[Stated problem] Please transcribe the data below exactly. Leave the pictures out.

[Data]
▬▬▬▬▬▬▬▬▬▬
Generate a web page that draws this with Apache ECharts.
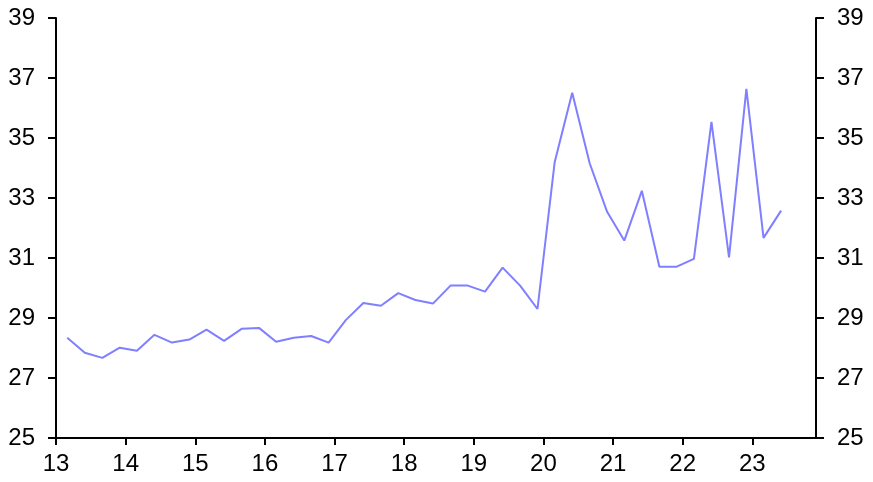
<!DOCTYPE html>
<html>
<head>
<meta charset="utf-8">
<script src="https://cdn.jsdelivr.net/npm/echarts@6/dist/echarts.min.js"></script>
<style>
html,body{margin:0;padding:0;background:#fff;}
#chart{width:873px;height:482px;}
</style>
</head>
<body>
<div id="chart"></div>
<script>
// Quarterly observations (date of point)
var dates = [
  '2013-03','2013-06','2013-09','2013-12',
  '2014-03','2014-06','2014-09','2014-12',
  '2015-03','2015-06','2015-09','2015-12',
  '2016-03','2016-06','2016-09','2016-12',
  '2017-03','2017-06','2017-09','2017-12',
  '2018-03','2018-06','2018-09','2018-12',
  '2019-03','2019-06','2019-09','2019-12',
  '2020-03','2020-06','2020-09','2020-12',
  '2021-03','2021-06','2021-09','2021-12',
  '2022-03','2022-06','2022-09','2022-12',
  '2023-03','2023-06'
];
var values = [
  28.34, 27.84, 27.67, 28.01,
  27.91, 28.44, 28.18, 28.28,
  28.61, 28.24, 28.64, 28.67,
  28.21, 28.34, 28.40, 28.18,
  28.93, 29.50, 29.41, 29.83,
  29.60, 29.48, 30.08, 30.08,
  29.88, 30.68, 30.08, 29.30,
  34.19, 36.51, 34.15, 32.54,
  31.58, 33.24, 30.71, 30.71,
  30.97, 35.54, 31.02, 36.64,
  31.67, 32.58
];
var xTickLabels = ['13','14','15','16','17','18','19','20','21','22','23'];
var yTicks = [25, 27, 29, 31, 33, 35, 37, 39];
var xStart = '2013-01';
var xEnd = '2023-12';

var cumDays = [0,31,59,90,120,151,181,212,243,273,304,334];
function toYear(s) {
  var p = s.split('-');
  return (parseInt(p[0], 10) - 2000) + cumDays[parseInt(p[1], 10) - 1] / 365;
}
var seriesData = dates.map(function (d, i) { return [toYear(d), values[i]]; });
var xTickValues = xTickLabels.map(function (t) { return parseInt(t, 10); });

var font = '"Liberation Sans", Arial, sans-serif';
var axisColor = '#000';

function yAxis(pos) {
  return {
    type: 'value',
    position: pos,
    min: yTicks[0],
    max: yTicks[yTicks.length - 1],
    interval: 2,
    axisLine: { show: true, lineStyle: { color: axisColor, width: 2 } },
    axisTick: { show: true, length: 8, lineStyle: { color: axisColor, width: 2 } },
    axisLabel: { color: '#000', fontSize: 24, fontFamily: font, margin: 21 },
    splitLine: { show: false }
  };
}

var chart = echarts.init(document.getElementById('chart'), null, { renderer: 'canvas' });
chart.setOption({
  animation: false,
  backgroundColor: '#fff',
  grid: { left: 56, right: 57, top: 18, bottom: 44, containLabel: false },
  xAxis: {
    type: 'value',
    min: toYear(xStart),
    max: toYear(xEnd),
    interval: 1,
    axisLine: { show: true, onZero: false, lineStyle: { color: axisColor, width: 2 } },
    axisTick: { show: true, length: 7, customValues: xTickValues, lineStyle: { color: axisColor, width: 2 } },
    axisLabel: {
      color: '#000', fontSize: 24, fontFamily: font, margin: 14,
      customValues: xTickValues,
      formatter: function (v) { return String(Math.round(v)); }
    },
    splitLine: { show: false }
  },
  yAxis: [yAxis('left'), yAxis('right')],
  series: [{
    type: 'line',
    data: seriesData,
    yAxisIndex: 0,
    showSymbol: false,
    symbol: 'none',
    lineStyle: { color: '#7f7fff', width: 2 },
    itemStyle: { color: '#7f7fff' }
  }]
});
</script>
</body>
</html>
▬▬▬▬▬▬▬▬▬▬
[Task solution]
Generate a web page that draws this with Apache ECharts.
<!DOCTYPE html>
<html>
<head>
<meta charset="utf-8">
<script src="https://cdn.jsdelivr.net/npm/echarts@6/dist/echarts.min.js"></script>
<style>
html,body{margin:0;padding:0;background:#fff;}
#chart{width:873px;height:482px;}
</style>
</head>
<body>
<div id="chart"></div>
<script>
// Quarterly observations (date of point)
var dates = [
  '2013-03','2013-06','2013-09','2013-12',
  '2014-03','2014-06','2014-09','2014-12',
  '2015-03','2015-06','2015-09','2015-12',
  '2016-03','2016-06','2016-09','2016-12',
  '2017-03','2017-06','2017-09','2017-12',
  '2018-03','2018-06','2018-09','2018-12',
  '2019-03','2019-06','2019-09','2019-12',
  '2020-03','2020-06','2020-09','2020-12',
  '2021-03','2021-06','2021-09','2021-12',
  '2022-03','2022-06','2022-09','2022-12',
  '2023-03','2023-06'
];
var values = [
  28.34, 27.84, 27.67, 28.01,
  27.91, 28.44, 28.18, 28.28,
  28.61, 28.24, 28.64, 28.67,
  28.21, 28.34, 28.40, 28.18,
  28.93, 29.50, 29.41, 29.83,
  29.60, 29.48, 30.08, 30.08,
  29.88, 30.68, 30.08, 29.30,
  34.19, 36.51, 34.15, 32.54,
  31.58, 33.24, 30.71, 30.71,
  30.97, 35.54, 31.02, 36.64,
  31.67, 32.58
];
var xTickLabels = ['13','14','15','16','17','18','19','20','21','22','23'];
var yTicks = [25, 27, 29, 31, 33, 35, 37, 39];
var xStart = '2013-01';
var xEnd = '2023-12';

var cumDays = [0,31,59,90,120,151,181,212,243,273,304,334];
function toYear(s) {
  var p = s.split('-');
  return (parseInt(p[0], 10) - 2000) + cumDays[parseInt(p[1], 10) - 1] / 365;
}
var seriesData = dates.map(function (d, i) { return [toYear(d), values[i]]; });
var xTickValues = xTickLabels.map(function (t) { return parseInt(t, 10); });

var font = '"Liberation Sans", Arial, sans-serif';
var axisColor = '#000';

function yAxis(pos) {
  return {
    type: 'value',
    position: pos,
    min: yTicks[0],
    max: yTicks[yTicks.length - 1],
    interval: 2,
    axisLine: { show: true, lineStyle: { color: axisColor, width: 2 } },
    axisTick: { show: true, length: 8, lineStyle: { color: axisColor, width: 2 } },
    axisLabel: { color: '#000', fontSize: 24, fontFamily: font, margin: 21 },
    splitLine: { show: false }
  };
}

var chart = echarts.init(document.getElementById('chart'), null, { renderer: 'canvas' });
chart.setOption({
  animation: false,
  backgroundColor: '#fff',
  grid: { left: 56, right: 57, top: 18, bottom: 44, containLabel: false },
  xAxis: {
    type: 'value',
    min: toYear(xStart),
    max: toYear(xEnd),
    interval: 1,
    axisLine: { show: true, onZero: false, lineStyle: { color: axisColor, width: 2 } },
    axisTick: { show: true, length: 7, customValues: xTickValues, lineStyle: { color: axisColor, width: 2 } },
    axisLabel: {
      color: '#000', fontSize: 24, fontFamily: font, margin: 14,
      customValues: xTickValues,
      formatter: function (v) { return String(Math.round(v)); }
    },
    splitLine: { show: false }
  },
  yAxis: [yAxis('left'), yAxis('right')],
  series: [{
    type: 'line',
    data: seriesData,
    yAxisIndex: 0,
    showSymbol: false,
    symbol: 'none',
    lineStyle: { color: '#7f7fff', width: 2 },
    itemStyle: { color: '#7f7fff' }
  }]
});
</script>
</body>
</html>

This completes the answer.